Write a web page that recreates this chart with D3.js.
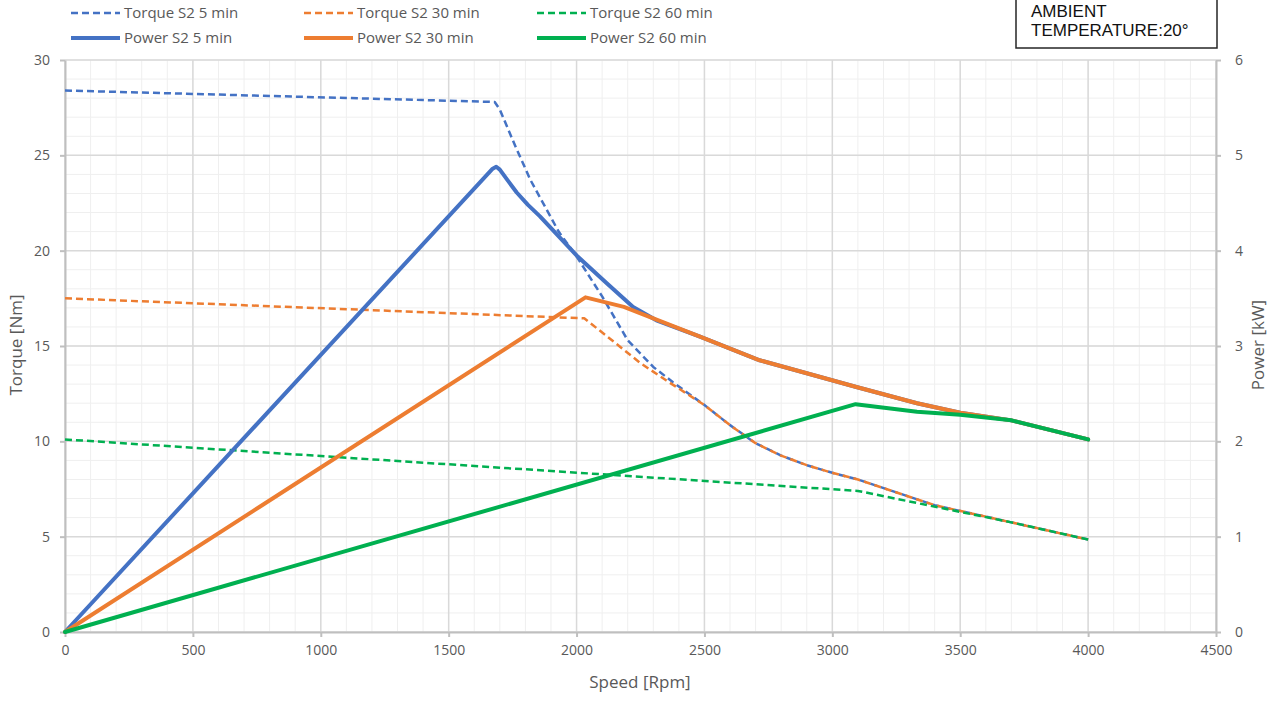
<!DOCTYPE html>
<html>
<head>
<meta charset="utf-8">
<script src="https://cdn.jsdelivr.net/npm/d3@7"></script>
<style>
body { margin: 0; background: #fff; }
svg text { font-family: "Open Sans", "Noto Sans", sans-serif; fill: #595959; }
</style>
</head>
<body>
<svg id="chart" width="1280" height="706"></svg>
<script>
// speed [rpm] / torque [Nm]
var torque5 = [[0, 28.4], [1680, 27.8], [1700, 27.4], [1760, 25.5], [1820, 23.7], [1930, 21.0], [2000, 19.7],
	[2100, 17.6], [2200, 15.3], [2300, 13.9], [2377, 13.1], [2500, 11.9], [2600, 10.85], [2700, 9.9],
	[2800, 9.25], [2900, 8.75], [3000, 8.35], [3100, 8.0], [3400, 6.65], [3700, 5.75], [4000, 4.85]];
var torque30 = [[0, 17.5], [2030, 16.45], [2120, 15.5], [2250, 14.1], [2350, 13.2], [2500, 11.9],
	[2600, 10.85], [2700, 9.9], [2800, 9.25], [2900, 8.75], [3000, 8.35], [3100, 8.0], [3400, 6.65],
	[3700, 5.75], [4000, 4.85]];
var torque60 = [[0, 10.1], [3100, 7.4], [3700, 5.75], [4000, 4.85]];

// speed [rpm] / power [kW]
var power5 = [[0, 0], [1672, 4.86], [1686, 4.88], [1700, 4.85], [1730, 4.74], [1766, 4.61], [1810, 4.48],
	[1857, 4.36], [2000, 3.95], [2117, 3.66], [2221, 3.41], [2312, 3.27], [2480, 3.1], [2716, 2.85],
	[3094, 2.57], [3331, 2.4], [3500, 2.3], [3700, 2.22], [4000, 2.02]];
var power30 = [[0, 0], [2035, 3.51], [2185, 3.41], [2300, 3.29], [2480, 3.1], [2716, 2.85], [3094, 2.57],
	[3331, 2.4], [3500, 2.3], [3700, 2.22], [4000, 2.02]];
var power60 = [[0, 0], [3091, 2.39], [3331, 2.31], [3500, 2.28], [3700, 2.22], [4000, 2.02]];

var seriesNames = ["Torque S2 5 min", "Torque S2 30 min", "Torque S2 60 min",
	"Power S2 5 min", "Power S2 30 min", "Power S2 60 min"];
var seriesColors = ["#4472C4", "#ED7D31", "#00B050"];

var speedTicks = [0, 500, 1000, 1500, 2000, 2500, 3000, 3500, 4000, 4500];
var torqueTicks = [0, 5, 10, 15, 20, 25, 30];
var powerTicks = [0, 1, 2, 3, 4, 5, 6];

var svg = d3.select("#chart");

var x = d3.scaleLinear().domain([0, 4500]).range([65, 1216]);
var yT = d3.scaleLinear().domain([0, 30]).range([632, 60]);
var yP = d3.scaleLinear().domain([0, 6]).range([632, 60]);

// grid
var grid = svg.append("g");
grid.selectAll("line.minx")
	.data(d3.range(0, 4501, 100))
	.enter().append("line")
	.attr("x1", function (d) { return x(d); })
	.attr("x2", function (d) { return x(d); })
	.attr("y1", yT(30))
	.attr("y2", yT(0))
	.style("stroke", "#efefef")
	.style("stroke-width", 1);
grid.selectAll("line.miny")
	.data(d3.range(0, 31, 1))
	.enter().append("line")
	.attr("x1", x(0))
	.attr("x2", x(4500))
	.attr("y1", function (d) { return yT(d); })
	.attr("y2", function (d) { return yT(d); })
	.style("stroke", "#efefef")
	.style("stroke-width", 1);
grid.selectAll("line.majx")
	.data(speedTicks)
	.enter().append("line")
	.attr("x1", function (d) { return x(d); })
	.attr("x2", function (d) { return x(d); })
	.attr("y1", yT(30))
	.attr("y2", yT(0))
	.style("stroke", "#d9d9d9")
	.style("stroke-width", 1.5);
grid.selectAll("line.majy")
	.data(torqueTicks)
	.enter().append("line")
	.attr("x1", x(0))
	.attr("x2", x(4500))
	.attr("y1", function (d) { return yT(d); })
	.attr("y2", function (d) { return yT(d); })
	.style("stroke", "#d9d9d9")
	.style("stroke-width", 1.5);

// axes
function styleAxis(g) {
	g.selectAll("path, line").style("stroke", "#bfbfbf").style("stroke-width", 2);
	g.selectAll("text").style("font-size", "14px").style("fill", "#595959");
}
var fmt = d3.format("d");

svg.append("g")
	.attr("transform", "translate(0," + yT(0) + ")")
	.call(d3.axisBottom(x).tickValues(speedTicks).tickFormat(fmt).tickSize(5).tickSizeOuter(0).tickPadding(8))
	.call(styleAxis);

svg.append("g")
	.attr("transform", "translate(" + x(0) + ",0)")
	.call(d3.axisLeft(yT).tickValues(torqueTicks).tickFormat(fmt).tickSize(5).tickSizeOuter(0).tickPadding(10))
	.call(styleAxis);

svg.append("g")
	.attr("transform", "translate(" + x(4500) + ",0)")
	.call(d3.axisRight(yP).tickValues(powerTicks).tickFormat(fmt).tickSize(5).tickSizeOuter(0).tickPadding(14))
	.call(styleAxis);

svg.append("text")
	.attr("x", 640)
	.attr("y", 688)
	.attr("text-anchor", "middle")
	.style("font-size", "17px")
	.text("Speed [Rpm]");

svg.append("text")
	.attr("transform", "translate(22,345) rotate(-90)")
	.attr("text-anchor", "middle")
	.style("font-size", "17px")
	.text("Torque [Nm]");

svg.append("text")
	.attr("transform", "translate(1264,345) rotate(-90)")
	.attr("text-anchor", "middle")
	.style("font-size", "17px")
	.text("Power [kW]");

// series
var lineT = d3.line()
	.x(function (d) { return x(d[0]); })
	.y(function (d) { return yT(d[1]); });
var lineP = d3.line()
	.x(function (d) { return x(d[0]); })
	.y(function (d) { return yP(d[1]); });

var torqueSeries = [torque5, torque30, torque60];
var powerSeries = [power5, power30, power60];

torqueSeries.forEach(function (data, i) {
	svg.append("path")
		.datum(data)
		.attr("d", lineT)
		.style("fill", "none")
		.style("stroke", seriesColors[i])
		.style("stroke-width", 2.5)
		.style("stroke-dasharray", "7,4")
		.style("stroke-linejoin", "round");
});

powerSeries.forEach(function (data, i) {
	svg.append("path")
		.datum(data)
		.attr("d", lineP)
		.style("fill", "none")
		.style("stroke", seriesColors[i])
		.style("stroke-width", 4)
		.style("stroke-linejoin", "round")
		.style("stroke-linecap", "round");
});

// legend
var legendX = [71, 304, 537];
var legendY = [13, 38];
seriesNames.forEach(function (name, i) {
	var col = i % 3, row = Math.floor(i / 3);
	var g = svg.append("g")
		.attr("transform", "translate(" + legendX[col] + "," + legendY[row] + ")");
	g.append("line")
		.attr("x1", 0)
		.attr("x2", 49)
		.attr("y1", 0)
		.attr("y2", 0)
		.style("stroke", seriesColors[col])
		.style("stroke-width", row === 0 ? 2.5 : 4)
		.style("stroke-dasharray", row === 0 ? "7,4" : null);
	g.append("text")
		.attr("x", 53)
		.attr("y", 5)
		.style("font-size", "15px")
		.text(name);
});

// ambient box
svg.append("rect")
	.attr("x", 1016)
	.attr("y", -2)
	.attr("width", 201)
	.attr("height", 50)
	.style("fill", "#fff")
	.style("stroke", "#262626")
	.style("stroke-width", 1.5);
svg.append("text")
	.attr("x", 1031)
	.attr("y", 17)
	.style("font-family", "'Liberation Sans', Arial, sans-serif")
	.style("font-size", "17px")
	.style("fill", "#111")
	.text("AMBIENT");
svg.append("text")
	.attr("x", 1031)
	.attr("y", 36)
	.style("font-family", "'Liberation Sans', Arial, sans-serif")
	.style("font-size", "17px")
	.style("fill", "#111")
	.text("TEMPERATURE:20°");
</script>
</body>
</html>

- _TASK TO COMPLETE_
Please repeat exactly the data above from its first line to the line that contains "7.4], [3700, 5.75], [4000, 4.85]];", inclusive, and leave every picture out.

- _REPLY_
Write a web page that recreates this chart with D3.js.
<!DOCTYPE html>
<html>
<head>
<meta charset="utf-8">
<script src="https://cdn.jsdelivr.net/npm/d3@7"></script>
<style>
body { margin: 0; background: #fff; }
svg text { font-family: "Open Sans", "Noto Sans", sans-serif; fill: #595959; }
</style>
</head>
<body>
<svg id="chart" width="1280" height="706"></svg>
<script>
// speed [rpm] / torque [Nm]
var torque5 = [[0, 28.4], [1680, 27.8], [1700, 27.4], [1760, 25.5], [1820, 23.7], [1930, 21.0], [2000, 19.7],
	[2100, 17.6], [2200, 15.3], [2300, 13.9], [2377, 13.1], [2500, 11.9], [2600, 10.85], [2700, 9.9],
	[2800, 9.25], [2900, 8.75], [3000, 8.35], [3100, 8.0], [3400, 6.65], [3700, 5.75], [4000, 4.85]];
var torque30 = [[0, 17.5], [2030, 16.45], [2120, 15.5], [2250, 14.1], [2350, 13.2], [2500, 11.9],
	[2600, 10.85], [2700, 9.9], [2800, 9.25], [2900, 8.75], [3000, 8.35], [3100, 8.0], [3400, 6.65],
	[3700, 5.75], [4000, 4.85]];
var torque60 = [[0, 10.1], [3100, 7.4], [3700, 5.75], [4000, 4.85]];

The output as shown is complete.